We try to only show informative errors when it’s safe to do so. If you don’t ask this plugin to show you error information, you might get nothing, or a standard error page (maybe your own 404 page).

Switching to debug mode

To be precise, we only show an error with relevant technical information when the debug option is on. You can set it in your config like this:

<?php /* site/config/config.localhost.php */
c::set('debug', true);

Note that you should avoid enabling the debug option on a production website. You can use domain-specific config files with Kirby:

site/
    config/
        config.php
        config.localhost.php
        config.www.yourdomain.com.php

If you’re testing your website on http://localhost/, then Kirby will load the site/config/config.localhost.php file. Replace "localhost" with the domain name you’re using for development.

What errors look like

We’re showing different things depending on (A) if debug mode is active and (B) if we’re rendering a full page using Twig, or just a fragment with the twig() helper function.

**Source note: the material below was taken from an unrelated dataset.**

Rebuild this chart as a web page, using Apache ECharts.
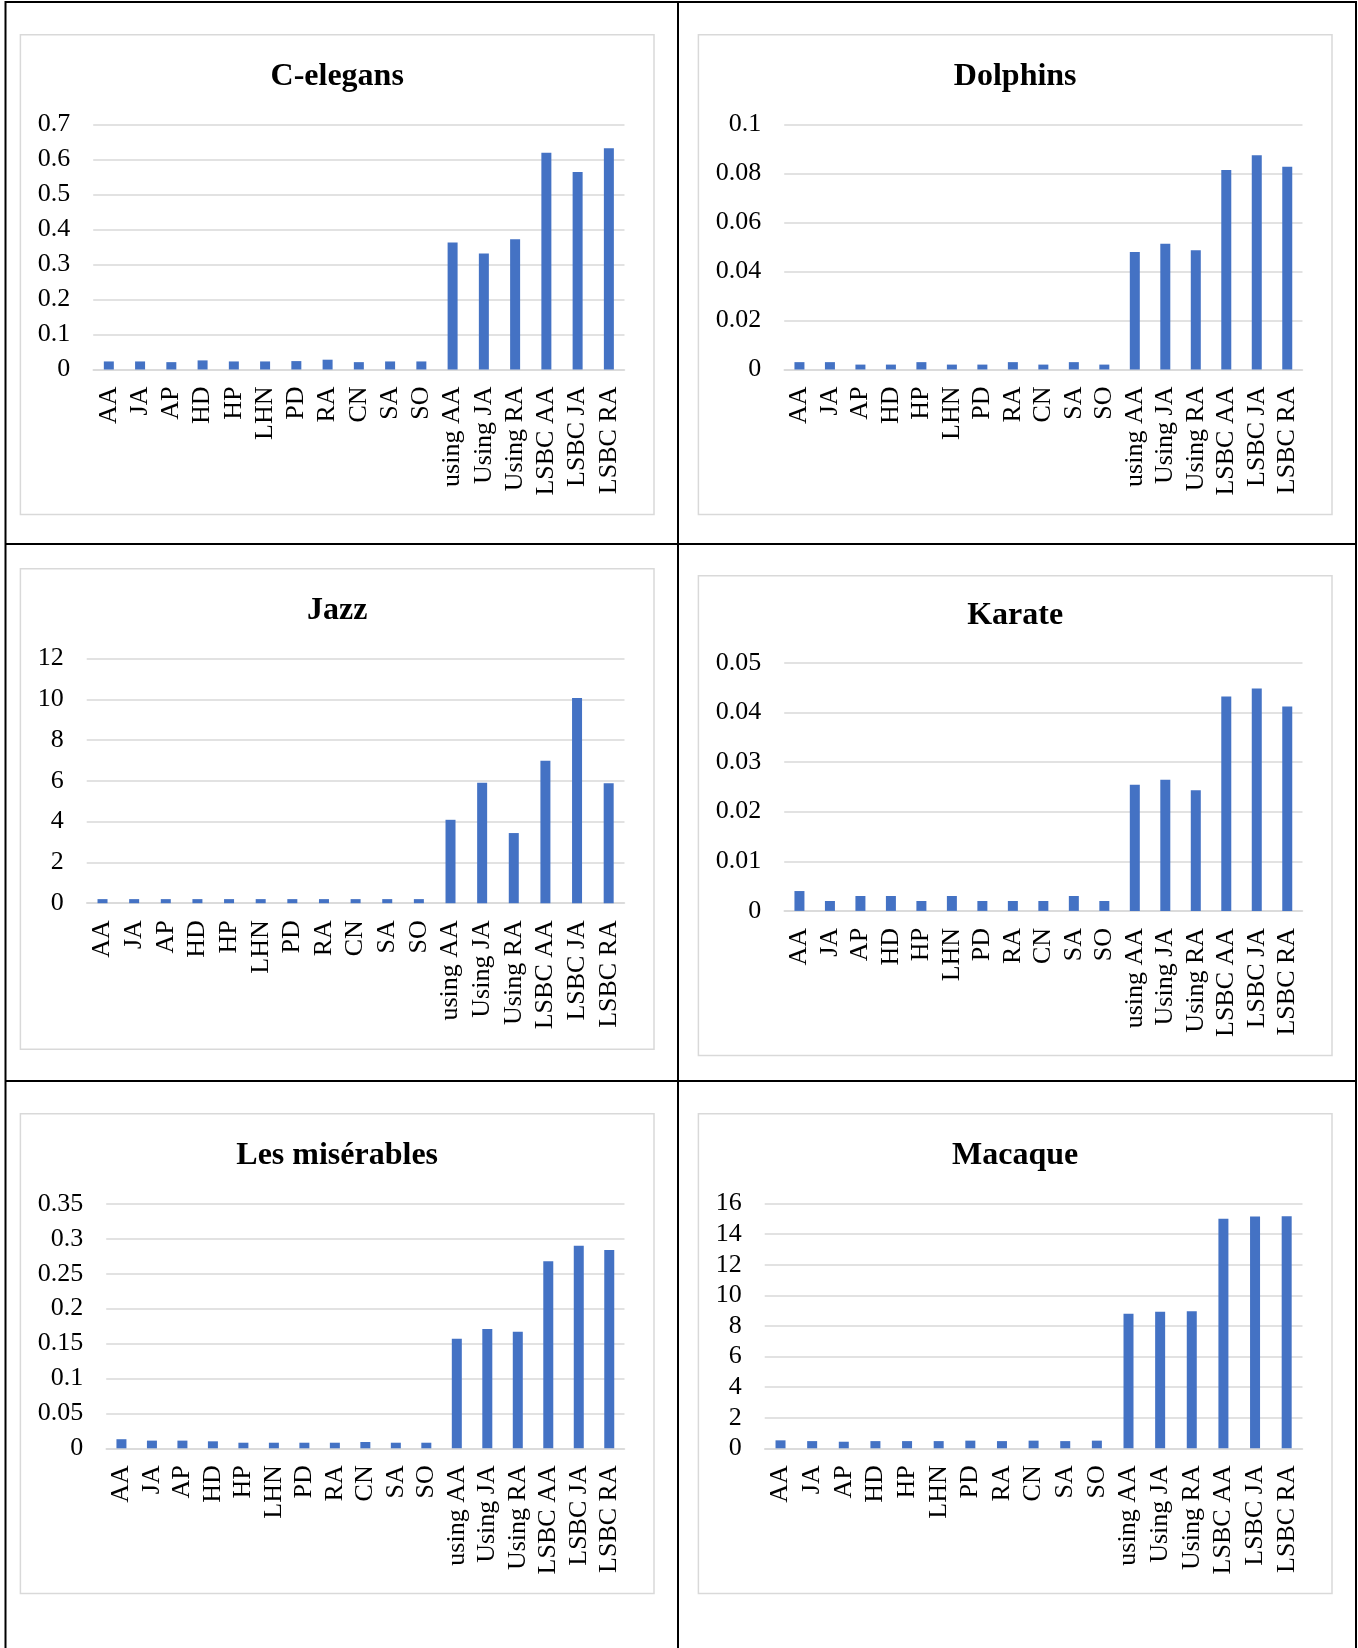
<!DOCTYPE html>
<html>
<head>
<meta charset="utf-8">
<script src="https://cdn.jsdelivr.net/npm/echarts@6/dist/echarts.min.js"></script>
<style>
  html, body { margin: 0; padding: 0; background: #ffffff; }
  #main { width: 1358px; height: 1648px; }
</style>
</head>
<body>
<div id="main"></div>
<script>
// Methods compared on every network
const categories = ['AA', 'JA', 'AP', 'HD', 'HP', 'LHN', 'PD', 'RA', 'CN', 'SA', 'SO',
  'using AA', 'Using JA', 'Using RA', 'LSBC AA', 'LSBC JA', 'LSBC RA'];

// Network names (panel titles)
const networks = ['C-elegans', 'Dolphins', 'Jazz', 'Karate', 'Les misérables', 'Macaque'];

// Scores per method, one array per network
const celegans = [0.023, 0.023, 0.021, 0.026, 0.023, 0.023, 0.024, 0.028, 0.021, 0.023, 0.023,
  0.363, 0.331, 0.372, 0.619, 0.564, 0.632];
const dolphins = [0.003, 0.003, 0.002, 0.002, 0.003, 0.002, 0.002, 0.003, 0.002, 0.003, 0.002,
  0.0479, 0.0513, 0.0487, 0.0814, 0.0874, 0.0827];
const jazz = [0.2, 0.2, 0.2, 0.2, 0.2, 0.2, 0.2, 0.2, 0.2, 0.2, 0.2,
  4.09, 5.91, 3.44, 6.99, 10.06, 5.88];
const karate = [0.004, 0.002, 0.003, 0.003, 0.002, 0.003, 0.002, 0.002, 0.002, 0.003, 0.002,
  0.0254, 0.0264, 0.0243, 0.0432, 0.0448, 0.0412];
const lesMiserables = [0.013, 0.011, 0.011, 0.010, 0.008, 0.008, 0.008, 0.008, 0.009, 0.008, 0.008,
  0.157, 0.171, 0.167, 0.268, 0.290, 0.284];
const macaque = [0.52, 0.47, 0.43, 0.47, 0.47, 0.47, 0.50, 0.47, 0.50, 0.47, 0.50,
  8.80, 8.92, 8.95, 15.00, 15.15, 15.17];

// Value-axis range and tick step per network
const yMax = [0.7, 0.1, 12, 0.05, 0.35, 16];
const yStep = [0.1, 0.02, 2, 0.01, 0.05, 2];

const seriesValues = [celegans, dolphins, jazz, karate, lesMiserables, macaque];

// Layout of the six panels: frame box, plot rectangle, title centre line
const panels = [
  { box: [20.4, 34.8, 654, 514.4],    plot: [93.2, 124.4, 624.5, 369.5],    titleY: 76.5 },
  { box: [698.4, 34.8, 1332, 514.4],  plot: [784.2, 124.4, 1302.5, 369.5],  titleY: 76.5 },
  { box: [20.4, 568.8, 654, 1049.2],  plot: [86.7, 658.5, 624.5, 903.2],    titleY: 610.4 },
  { box: [698.4, 575.8, 1332, 1055.5], plot: [784.2, 662.7, 1302.5, 910.9], titleY: 616 },
  { box: [20.4, 1113.7, 654, 1593.6], plot: [106.2, 1203.9, 624.5, 1448.3], titleY: 1155.5 },
  { box: [698.4, 1113.7, 1332, 1593.6], plot: [764.7, 1203.5, 1302.5, 1448.3], titleY: 1155.8 }
];

const FONT = '"Liberation Serif", "Times New Roman", serif';
const BAR_COLOR = '#4472C4';
const GRID_COLOR = '#D9D9D9';

const titles = [], grids = [], xAxes = [], yAxes = [], series = [], graphics = [];

panels.forEach(function (p, i) {
  const cx = (p.box[0] + p.box[2]) / 2;
  titles.push({
    text: networks[i],
    left: cx,
    top: p.titleY - 16,
    textAlign: 'center',
    padding: 0,
    textStyle: { fontFamily: FONT, fontSize: 32, fontWeight: 'bold', color: '#000' }
  });
  grids.push({
    left: p.plot[0],
    top: p.plot[1],
    width: p.plot[2] - p.plot[0],
    height: p.plot[3] - p.plot[1],
    containLabel: false
  });
  xAxes.push({
    type: 'category',
    gridIndex: i,
    data: categories,
    axisTick: { show: false },
    axisLine: { show: true, lineStyle: { color: GRID_COLOR, width: 1.5 } },
    axisLabel: {
      interval: 0,
      rotate: 90,
      margin: 17,
      fontFamily: FONT,
      fontSize: 26,
      color: '#000'
    }
  });
  yAxes.push({
    type: 'value',
    gridIndex: i,
    min: 0,
    max: yMax[i],
    interval: yStep[i],
    axisLine: { show: false },
    axisTick: { show: false },
    splitLine: { show: true, lineStyle: { color: GRID_COLOR, width: 1.5 } },
    axisLabel: { margin: 23, padding: [3, 0, 0, 0], fontFamily: FONT, fontSize: 26, color: '#000' }
  });
  series.push({
    type: 'bar',
    name: networks[i],
    xAxisIndex: i,
    yAxisIndex: i,
    data: seriesValues[i],
    barWidth: 10,
    itemStyle: { color: BAR_COLOR },
    animation: false
  });
  // light frame around each panel
  graphics.push({
    type: 'rect',
    silent: true,
    shape: { x: p.box[0], y: p.box[1], width: p.box[2] - p.box[0], height: p.box[3] - p.box[1] },
    style: { fill: null, stroke: GRID_COLOR, lineWidth: 1.5 }
  });
});

// Table rules separating the panels
const rules = [
  [5, 2, 1356, 2],
  [5.5, 1, 5.5, 1648],
  [1356, 1, 1356, 1648],
  [678, 1, 678, 1648],
  [5, 544, 1356, 544],
  [5, 1081, 1356, 1081]
];
rules.forEach(function (r) {
  graphics.push({
    type: 'line',
    silent: true,
    shape: { x1: r[0], y1: r[1], x2: r[2], y2: r[3] },
    style: { stroke: '#000', lineWidth: 2 }
  });
});

const chart = echarts.init(document.getElementById('main'), null, { renderer: 'canvas' });
chart.setOption({
  backgroundColor: '#ffffff',
  animation: false,
  title: titles,
  grid: grids,
  xAxis: xAxes,
  yAxis: yAxes,
  series: series,
  graphic: graphics
});
</script>
</body>
</html>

Debug mode Full page twig($template, $data)
Off (debug=false) Shows the site’s error page
By default, it’s the page whose URI is 'error'.
If this doesn’t work, we’re letting Kirby handle the error; depending on your version and settings, this can mean seeing a completely white page (no content), or a white page with a basic error message.
Returns nothing
The twig() function will return an empty string. No content, no error, no nothing.
On (debug=true) Shows a custom error page
Complete with an error message and an extract of the faulty code. So much better for debugging!
Returns a short error message
A few lines of text, with an error message and a shorter extract of the faulty code.

Note for Kirby 2.4+ users: we are not using the Whoops error reporting page, with its full stack trace explorer, because it’s not really useful here — it shows PHP code instead of the faulty Twig code.